This Tweet from my friend Nicholas Lovell got me thinking about the changing dynamics of starting companies generally:
RT @LewieP: It is easier to make a game so more people make a game so it is harder to sell a game. <- this is something many miss.
— Nicholas Lovell (@nicholaslovell) April 9, 2014
Just as it is getting easier to make games so it is getting easier to start companies. Both the amount of money required and the depth of skills required have fallen precipitously, the first driven by open source software and cloud computing and the second by the improving quality of tools, services and advice available to entrepreneurs. (Note building a successful company is still very difficult, it is just the starting that is getting easier.)

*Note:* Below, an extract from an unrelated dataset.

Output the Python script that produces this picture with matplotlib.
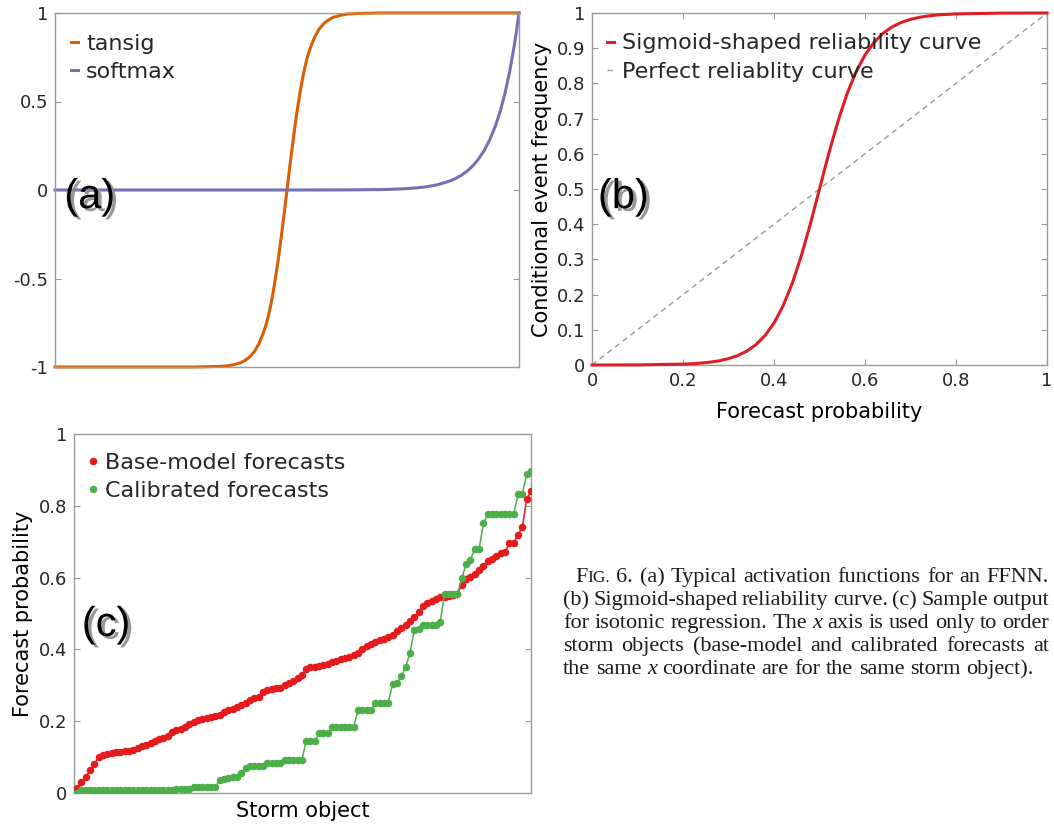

As with games the result is that increasing numbers of companies are started each year.
As with games that makes it harder to stand out from the crowd.
The keys to standing out from the crowd are to have a great idea, to execute well and to generate momentum. Early adopters, investors, and the press are always looking for hot new companies that exhibit these characteristics and they have good systems to find them. However, because the number of startups is increasing the bandwidth available to look at each one is declining making it harder for companies to get anyone to take a second look if their execution and/or momentum falters.
Hence it is increasingly important to execute right first time.
(Side note: experimentation and failure are part of good execution in a modern startup so long as the experiments are thoughtful and learning driven.)